Беда никогда не приходит одна. Простояв несколько часов на ветру в очереди в полицейское управление, Нгуен простудился и подхватил крупозное воспаление легких. Пока он лежал в больнице, хозяин, обрадованный, что все так «удачно» сложилось, нанял на его место нового работника.
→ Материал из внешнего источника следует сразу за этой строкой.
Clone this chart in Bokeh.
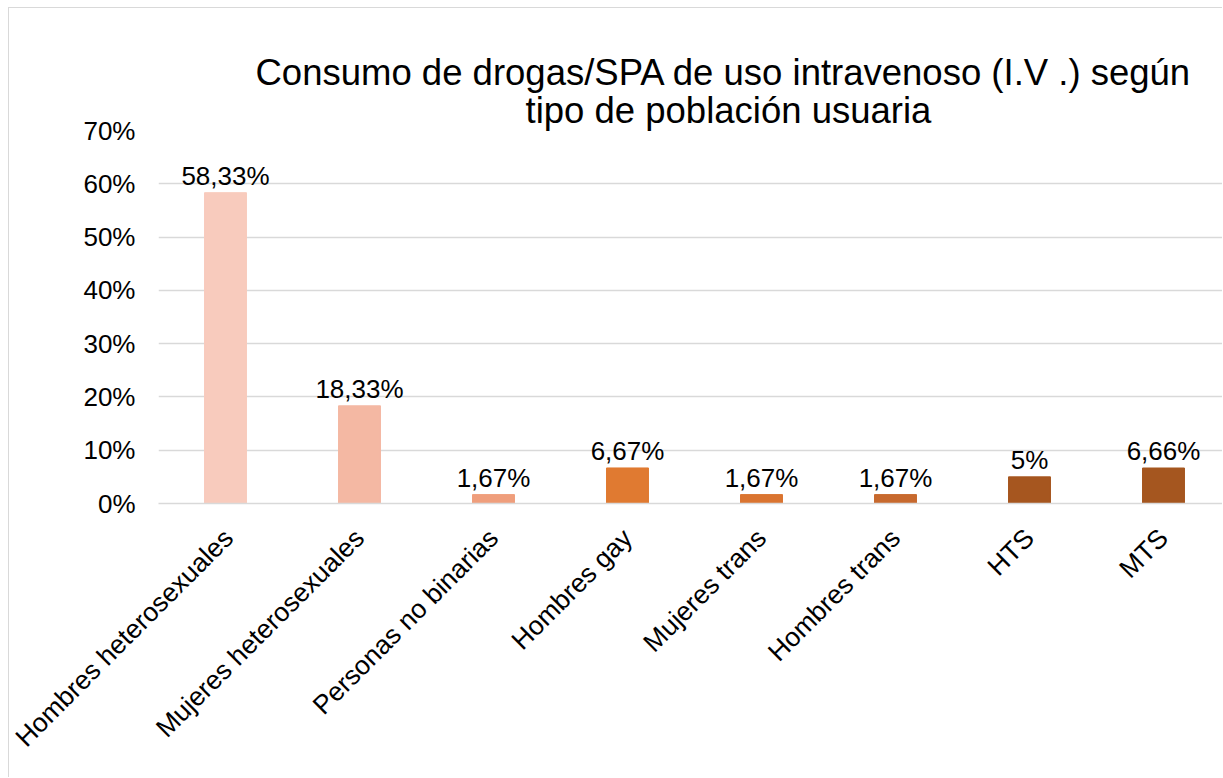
from bokeh.plotting import figure
from bokeh.models import Range1d, FixedTicker, Title, ColumnDataSource
from bokeh.embed import file_html
from bokeh.resources import INLINE
from bokeh.core.properties import value
import math

# ---- data ----
cats = ["Hombres heterosexuales", "Mujeres heterosexuales", "Personas no binarias",
        "Hombres gay", "Mujeres trans", "Hombres trans", "HTS", "MTS"]
values = [58.33, 18.33, 1.67, 6.67, 1.67, 1.67, 5.0, 6.66]
value_labels = ["58,33%", "18,33%", "1,67%", "6,67%", "1,67%", "1,67%", "5%", "6,66%"]
colors = ["#F8CBBD", "#F4B8A3", "#EF9E7C", "#E07A31", "#DA7430", "#C7692E", "#A6561F", "#A5561F"]
yticks = [0, 10, 20, 30, 40, 50, 60, 70]
ytick_labels = ["0%", "10%", "20%", "30%", "40%", "50%", "60%", "70%"]
title_lines = ["Consumo de drogas/SPA de uso intravenoso (I.V .) según",
               "tipo de población usuaria"]

FONT = "Liberation Sans"

xs = [i + 0.5 for i in range(len(cats))]
src = ColumnDataSource(dict(x=xs, top=values, lab=value_labels, color=colors))

W, H = 1214, 770
p = figure(width=W, height=H, output_backend="svg", toolbar_location=None,
           x_range=Range1d(0, 1065 / 134), y_range=Range1d(0, 70),
           min_border_left=149, min_border_right=0, min_border_top=122,
           min_border_bottom=275)
p.outline_line_color = None
p.background_fill_color = "white"
p.border_fill_color = "white"
p.styles = {"margin-left": "8px", "margin-top": "7px",
            "border-left": "1px solid #d9d9d9", "border-top": "1px solid #d9d9d9"}

p.vbar(x="x", top="top", width=0.313, bottom=0, color="color", source=src)

p.text(x="x", y="top", text="lab", source=src, text_align="center",
       text_baseline="alphabetic", y_offset=-17, text_font=value(FONT),
       text_font_size="26px", text_color="#000000")

# axes
p.xgrid.grid_line_color = None
p.ygrid.grid_line_color = "#d9d9d9"
p.ygrid.grid_line_width = 1.5
p.yaxis.ticker = FixedTicker(ticks=yticks)
p.yaxis.major_label_overrides = {t: l for t, l in zip(yticks, ytick_labels)}
p.yaxis.axis_line_color = None
p.yaxis.major_tick_line_color = None
p.yaxis.minor_tick_line_color = None
p.yaxis.major_tick_out = 0
p.yaxis.major_label_standoff = 23
p.yaxis.major_label_text_font = FONT
p.yaxis.major_label_text_font_size = "26px"
p.yaxis.major_label_text_color = "#000000"

p.xaxis.ticker = FixedTicker(ticks=xs)
p.xaxis.major_label_overrides = {x: c for x, c in zip(xs, cats)}
p.xaxis.axis_line_color = "#d9d9d9"
p.xaxis.axis_line_width = 1.5
p.xaxis.major_tick_line_color = None
p.xaxis.minor_tick_line_color = None
p.xaxis.major_tick_out = 0
p.xaxis.major_label_standoff = 30
p.xaxis.major_label_orientation = math.pi / 4
p.xaxis.major_label_text_font = FONT
p.xaxis.major_label_text_font_size = "26.5px"
p.xaxis.major_label_text_color = "#000000"

# title: second line added first (closest to the frame)
p.add_layout(Title(text=title_lines[1], align="left", offset=367, standoff=0,
                   text_font=FONT, text_font_size="36.5px", text_font_style="normal",
                   text_color="#000000"), "above")
p.add_layout(Title(text=title_lines[0], align="left", offset=97, standoff=-11,
                   text_font=FONT, text_font_size="36.5px", text_font_style="normal",
                   text_color="#000000"), "above")

open("out.html", "w").write(file_html(p, INLINE))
Чтобы как-то свести концы с концами, Нгуен, выписавшись из больницы, организует «дело» у себя на дому. В эти дни в «Ля ви увриер» на последней полосе из номера в номер появляется крошечное объявление: «Тот, кто желает иметь живое воспоминание о своих родителях, может заказать ретушировку фотографий у Нгуен Ай Куока. Прекрасные портреты и прекрасные рамки за 45 франков. Адрес: тупик Компуан, 9, 17-й округ Парижа». Нгуен обходит лавки по продаже угля, которых в те времена было немало в 17-м округе, и предлагает их хозяевам свои услуги в изготовлении затейливых рекламных вывесок. Он получает также заказы от владельцев антикварных магазинов, разрисовывая бумажные веера и вазы картинками, стилизованными под китайскую средневековую живопись, которые те сбывали заезжим богатым туристам. Обычно такие картинки сопровождаются иероглифами, обозначающими счастье, благоденствие, процветание и т. п. Нгуен иногда заменял эти иероглифы другими — «дадао диго чжуи» — «долой империализм», и в таком виде «средневековые» поделки выставлялись на полки лавок, а затем украшали комнаты ни о чем не подозревавших любителей восточной экзотики.